Der Immobilienkauf in Deutschland wurde spätestens seit 2010 durch die Niedrigzinspolitik der EZB kräftig angekurbelt. Was lange Zeit kaum vorstellbar schien, hat sich nun im September 2019 bewahrheitet: Der scheidende EZB-Präsident Mario Draghi ließ auf seiner letzten wichtigen Vorstandssitzung die 0 % für den europäischen Leitzins „auf unbestimmte Zeit“ festschreiben, gleichzeitig warf er wieder das umstrittene QE-Programm (Anleiheaufkäufe, „Quantitative Easing“) an und flutete somit den Markt mit billigem Geld.

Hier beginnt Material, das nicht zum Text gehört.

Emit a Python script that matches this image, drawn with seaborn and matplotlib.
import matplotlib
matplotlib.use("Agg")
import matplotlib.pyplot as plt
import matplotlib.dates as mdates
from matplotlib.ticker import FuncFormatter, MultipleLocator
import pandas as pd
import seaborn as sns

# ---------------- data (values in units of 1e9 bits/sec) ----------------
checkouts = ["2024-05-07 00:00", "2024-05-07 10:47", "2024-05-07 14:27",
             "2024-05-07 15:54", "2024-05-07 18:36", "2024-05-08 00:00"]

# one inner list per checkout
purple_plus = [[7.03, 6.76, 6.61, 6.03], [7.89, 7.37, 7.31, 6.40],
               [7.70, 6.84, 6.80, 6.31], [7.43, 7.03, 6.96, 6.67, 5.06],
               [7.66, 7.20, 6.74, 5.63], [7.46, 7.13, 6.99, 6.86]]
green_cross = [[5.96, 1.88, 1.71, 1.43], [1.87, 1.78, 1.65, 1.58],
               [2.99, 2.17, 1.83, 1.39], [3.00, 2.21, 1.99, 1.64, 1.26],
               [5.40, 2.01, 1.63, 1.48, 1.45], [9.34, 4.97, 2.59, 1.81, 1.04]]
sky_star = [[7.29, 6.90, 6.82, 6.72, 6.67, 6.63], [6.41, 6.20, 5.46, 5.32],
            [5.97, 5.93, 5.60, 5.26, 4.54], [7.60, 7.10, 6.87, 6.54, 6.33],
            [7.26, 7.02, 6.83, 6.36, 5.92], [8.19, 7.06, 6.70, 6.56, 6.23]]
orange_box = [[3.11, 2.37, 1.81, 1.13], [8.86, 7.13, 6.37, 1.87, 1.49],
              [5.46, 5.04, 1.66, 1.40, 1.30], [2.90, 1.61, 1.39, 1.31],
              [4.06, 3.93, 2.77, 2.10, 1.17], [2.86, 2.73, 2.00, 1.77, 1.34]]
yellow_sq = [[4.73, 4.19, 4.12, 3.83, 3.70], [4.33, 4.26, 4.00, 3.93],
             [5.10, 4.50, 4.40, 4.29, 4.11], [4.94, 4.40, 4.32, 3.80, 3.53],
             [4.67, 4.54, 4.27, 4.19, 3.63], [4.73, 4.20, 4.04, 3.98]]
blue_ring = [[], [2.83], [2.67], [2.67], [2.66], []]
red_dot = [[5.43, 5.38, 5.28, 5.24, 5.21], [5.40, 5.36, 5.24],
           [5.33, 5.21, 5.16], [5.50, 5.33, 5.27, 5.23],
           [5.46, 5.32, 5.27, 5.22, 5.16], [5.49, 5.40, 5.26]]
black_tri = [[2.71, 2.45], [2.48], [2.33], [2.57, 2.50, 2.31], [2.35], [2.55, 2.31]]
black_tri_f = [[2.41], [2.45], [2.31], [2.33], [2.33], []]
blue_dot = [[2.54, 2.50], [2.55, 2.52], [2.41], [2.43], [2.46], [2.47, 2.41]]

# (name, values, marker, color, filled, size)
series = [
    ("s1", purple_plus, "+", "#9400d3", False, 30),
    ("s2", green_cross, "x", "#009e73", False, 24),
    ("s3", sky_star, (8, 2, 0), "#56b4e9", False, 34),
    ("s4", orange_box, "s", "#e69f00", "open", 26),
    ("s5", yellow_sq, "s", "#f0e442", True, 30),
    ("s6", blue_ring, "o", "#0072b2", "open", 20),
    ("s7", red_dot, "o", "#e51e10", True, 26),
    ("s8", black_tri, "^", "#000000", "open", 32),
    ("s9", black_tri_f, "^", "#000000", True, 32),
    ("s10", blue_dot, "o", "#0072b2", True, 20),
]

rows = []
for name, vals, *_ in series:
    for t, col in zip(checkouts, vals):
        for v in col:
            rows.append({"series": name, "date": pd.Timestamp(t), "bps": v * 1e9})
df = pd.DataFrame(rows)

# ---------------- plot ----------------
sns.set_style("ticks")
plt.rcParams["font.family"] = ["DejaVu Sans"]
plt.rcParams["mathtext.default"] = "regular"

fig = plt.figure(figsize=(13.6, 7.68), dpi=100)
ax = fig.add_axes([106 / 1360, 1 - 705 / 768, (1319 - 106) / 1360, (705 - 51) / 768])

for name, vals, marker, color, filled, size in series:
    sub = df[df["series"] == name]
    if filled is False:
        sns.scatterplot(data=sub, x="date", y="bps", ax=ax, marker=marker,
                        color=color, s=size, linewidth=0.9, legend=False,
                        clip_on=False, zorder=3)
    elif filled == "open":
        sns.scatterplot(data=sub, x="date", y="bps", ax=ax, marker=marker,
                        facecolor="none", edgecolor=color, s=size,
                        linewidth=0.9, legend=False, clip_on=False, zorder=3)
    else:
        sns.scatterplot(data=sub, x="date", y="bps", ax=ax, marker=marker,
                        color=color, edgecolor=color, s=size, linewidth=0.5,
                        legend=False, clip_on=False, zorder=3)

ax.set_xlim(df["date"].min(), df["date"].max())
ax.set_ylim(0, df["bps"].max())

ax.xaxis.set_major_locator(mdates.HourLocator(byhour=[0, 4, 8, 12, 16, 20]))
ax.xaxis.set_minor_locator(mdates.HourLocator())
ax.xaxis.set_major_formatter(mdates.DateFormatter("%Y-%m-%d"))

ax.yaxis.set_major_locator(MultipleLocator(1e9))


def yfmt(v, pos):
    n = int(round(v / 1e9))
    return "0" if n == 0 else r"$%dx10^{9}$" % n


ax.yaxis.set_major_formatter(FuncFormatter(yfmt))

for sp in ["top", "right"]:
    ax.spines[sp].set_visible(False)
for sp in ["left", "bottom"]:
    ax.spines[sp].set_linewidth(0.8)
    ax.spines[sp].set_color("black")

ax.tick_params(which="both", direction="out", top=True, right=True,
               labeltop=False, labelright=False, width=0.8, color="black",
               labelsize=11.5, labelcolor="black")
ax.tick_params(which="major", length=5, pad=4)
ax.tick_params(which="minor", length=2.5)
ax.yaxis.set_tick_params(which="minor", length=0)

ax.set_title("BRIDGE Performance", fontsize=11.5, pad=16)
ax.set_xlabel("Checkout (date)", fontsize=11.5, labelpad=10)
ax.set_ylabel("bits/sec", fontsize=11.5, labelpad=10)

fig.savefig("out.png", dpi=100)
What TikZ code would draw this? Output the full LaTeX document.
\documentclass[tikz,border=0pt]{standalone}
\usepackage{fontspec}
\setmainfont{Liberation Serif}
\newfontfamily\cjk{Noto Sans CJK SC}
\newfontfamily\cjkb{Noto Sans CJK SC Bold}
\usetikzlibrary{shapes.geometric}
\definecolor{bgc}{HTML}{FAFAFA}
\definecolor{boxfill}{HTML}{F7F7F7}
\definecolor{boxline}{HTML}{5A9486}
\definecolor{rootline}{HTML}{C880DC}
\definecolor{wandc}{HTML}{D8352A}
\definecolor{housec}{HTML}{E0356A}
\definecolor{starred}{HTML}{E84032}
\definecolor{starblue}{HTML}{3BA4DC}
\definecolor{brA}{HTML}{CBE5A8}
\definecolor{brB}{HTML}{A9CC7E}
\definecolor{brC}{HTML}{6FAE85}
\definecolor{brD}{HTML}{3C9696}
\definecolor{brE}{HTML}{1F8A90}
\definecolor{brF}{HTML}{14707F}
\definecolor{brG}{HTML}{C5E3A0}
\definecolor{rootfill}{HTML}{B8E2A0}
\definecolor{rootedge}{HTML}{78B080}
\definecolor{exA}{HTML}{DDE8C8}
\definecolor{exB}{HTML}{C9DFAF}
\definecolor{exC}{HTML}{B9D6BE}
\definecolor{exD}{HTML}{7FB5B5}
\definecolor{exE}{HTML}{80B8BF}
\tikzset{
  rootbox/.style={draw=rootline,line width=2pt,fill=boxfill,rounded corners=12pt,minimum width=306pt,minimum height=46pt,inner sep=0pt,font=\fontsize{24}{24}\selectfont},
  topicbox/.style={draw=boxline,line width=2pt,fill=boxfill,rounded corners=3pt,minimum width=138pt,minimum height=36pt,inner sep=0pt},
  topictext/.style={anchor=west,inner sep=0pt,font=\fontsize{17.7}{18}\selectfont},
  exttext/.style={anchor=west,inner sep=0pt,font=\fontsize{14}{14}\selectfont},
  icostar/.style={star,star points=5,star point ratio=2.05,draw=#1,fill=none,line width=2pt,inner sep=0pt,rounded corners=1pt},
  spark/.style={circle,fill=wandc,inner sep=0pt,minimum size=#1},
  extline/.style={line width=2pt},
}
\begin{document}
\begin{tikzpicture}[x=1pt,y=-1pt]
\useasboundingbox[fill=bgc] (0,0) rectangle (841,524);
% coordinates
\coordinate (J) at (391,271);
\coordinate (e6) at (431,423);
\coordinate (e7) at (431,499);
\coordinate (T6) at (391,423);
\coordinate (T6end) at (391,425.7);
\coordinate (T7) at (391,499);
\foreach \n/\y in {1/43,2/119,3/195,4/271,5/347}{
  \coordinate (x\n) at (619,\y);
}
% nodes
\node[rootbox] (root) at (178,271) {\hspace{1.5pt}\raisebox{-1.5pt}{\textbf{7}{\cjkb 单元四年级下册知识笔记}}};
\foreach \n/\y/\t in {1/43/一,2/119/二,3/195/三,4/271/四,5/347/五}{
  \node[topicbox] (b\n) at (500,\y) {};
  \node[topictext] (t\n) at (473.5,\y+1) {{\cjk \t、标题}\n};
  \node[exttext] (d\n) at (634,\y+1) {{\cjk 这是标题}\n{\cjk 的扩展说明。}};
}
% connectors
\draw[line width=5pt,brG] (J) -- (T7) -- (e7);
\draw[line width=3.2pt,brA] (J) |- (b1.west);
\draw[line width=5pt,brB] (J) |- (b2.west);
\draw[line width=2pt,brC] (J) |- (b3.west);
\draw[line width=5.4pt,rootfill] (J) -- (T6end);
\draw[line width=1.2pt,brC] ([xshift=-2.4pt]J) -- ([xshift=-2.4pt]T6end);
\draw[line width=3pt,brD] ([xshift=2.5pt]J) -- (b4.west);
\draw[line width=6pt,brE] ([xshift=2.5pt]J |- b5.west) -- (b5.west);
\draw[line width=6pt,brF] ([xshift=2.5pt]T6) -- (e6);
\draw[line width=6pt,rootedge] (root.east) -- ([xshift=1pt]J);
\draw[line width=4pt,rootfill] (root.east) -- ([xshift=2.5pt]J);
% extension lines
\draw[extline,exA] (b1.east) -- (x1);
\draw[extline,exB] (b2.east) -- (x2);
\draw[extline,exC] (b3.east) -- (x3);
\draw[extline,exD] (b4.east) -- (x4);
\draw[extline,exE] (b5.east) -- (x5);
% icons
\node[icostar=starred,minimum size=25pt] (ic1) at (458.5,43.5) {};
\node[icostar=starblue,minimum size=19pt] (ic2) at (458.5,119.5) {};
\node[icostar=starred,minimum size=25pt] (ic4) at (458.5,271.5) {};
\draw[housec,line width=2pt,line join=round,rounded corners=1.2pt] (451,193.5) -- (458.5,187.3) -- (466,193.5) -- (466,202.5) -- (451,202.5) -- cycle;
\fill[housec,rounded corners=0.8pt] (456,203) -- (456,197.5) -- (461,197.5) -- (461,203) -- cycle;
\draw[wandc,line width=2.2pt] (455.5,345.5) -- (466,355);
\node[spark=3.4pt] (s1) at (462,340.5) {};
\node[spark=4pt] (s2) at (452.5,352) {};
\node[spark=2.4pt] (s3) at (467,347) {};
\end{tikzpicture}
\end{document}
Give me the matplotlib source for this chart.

Was bedeutet diese Niedrigzinspolitik für Deutschland?
Folgen der Niedrigzinspolitik für Deutschland
Es ist festzuhalten, dass nicht alle europäischen Banken die niedrigen bzw. inzwischen negativen EZB-Zinsen an ihre Kunden weitergeben. Doch in Deutschland wurden Kredite in den letzten Jahren immer billiger, so auch diejenigen für den Hausbau oder -kauf, was den Immobilienkauf in Deutschland extrem ankurbelte und zu einer Preisüberhitzung vor allem in den Metropolen München, Berlin, Hamburg, Frankfurt, Stuttgart, Köln und Düsseldorf führte. Experten warnen inzwischen vor einer Blase. Da inzwischen die EZB von den nationalen Geschäftsbanken Geld verlangt (Negativzins), wenn diese dort ihr Geld parken, reichen die Banken diesen Negativzins an vermögende Sparer weiter. Das ist die eine, unangenehme Seite der Medaille. Die positive könnte alsbald sein: Vielleicht schenken uns die Banken bald Geld für den Immobilienkauf in Deutschland. Schon jetzt nähern sich die Bauzinsen der Nullmarke. Dass es negativ verzinste Kredite gibt, wäre ein Novum in der Wirtschaftsgeschichte, doch es erscheint nun möglich. Es würde die Immobilienwelt kräftig durcheinanderwirbeln.
Wie sollen Interessenten nun beim Immobilienkauf vorgehen?
Die sinkenden und vielleicht bald negativen Zinsen erfreuen den Kreditnehmer, doch er muss beim Immobilienkauf eine ganz andere, bedeutendere Entwicklung betrachten: Die Immobilienpreise steigen kräftig durch diese Niedrigzinspolitik in Deutschland. Der Vorteil durch sehr geringe oder bald gar keine Zinsen mehr auf Baukredite wird durch Preissteigerungen bei Immobilien mehr als aufgefressen. Abwarten lohnt daher nicht: Den Verkäufern werden Immobilien derzeit förmlich aus der Hand gerissen. Wer den Kaufvertrag nicht schnell genug abschließt, hat das Nachsehen: Das Objekt wird dann meistens anderweitig vergeben. Dieser Kaufrausch dürfte erst recht anhalten, wenn es wirklich negativ verzinste Baukredite geben sollte. Die Käufer würden dann auf ihren Kredit einen kleinen Rabatt erhalten, also etwas weniger tilgen, als sie bekommen haben. Das kann sich für die Banken lohnen, wenn dieser Negativzins für den Kunden niedriger ist als der Strafzins, den die Bank an die EZB zahlen muss, wenn sie dort ihr Geld parkt (Oktober 2019: bis 0,5 %). Immobilienkredite könnten tatsächlich mit ~0,2 – 0,3 % negativem Zins versehen werden, das ist ein realistisches Szenario.
Fazit: Immobilien jetzt kaufen statt bauen
Das logische Resultat lautet, dass es aktuell sinnvoller ist, eine Immobilie gleich zu kaufen, statt sie erst bauen zu lassen. Während der Planung und der Bauphase dürften die Preise schon wieder steigen – auch die für Baumaterial und -leistungen. Noch sind Immobilien in Deutschland, vor allem aber in Berlin, halbwegs erschwinglich – wer weiß, wie lange noch.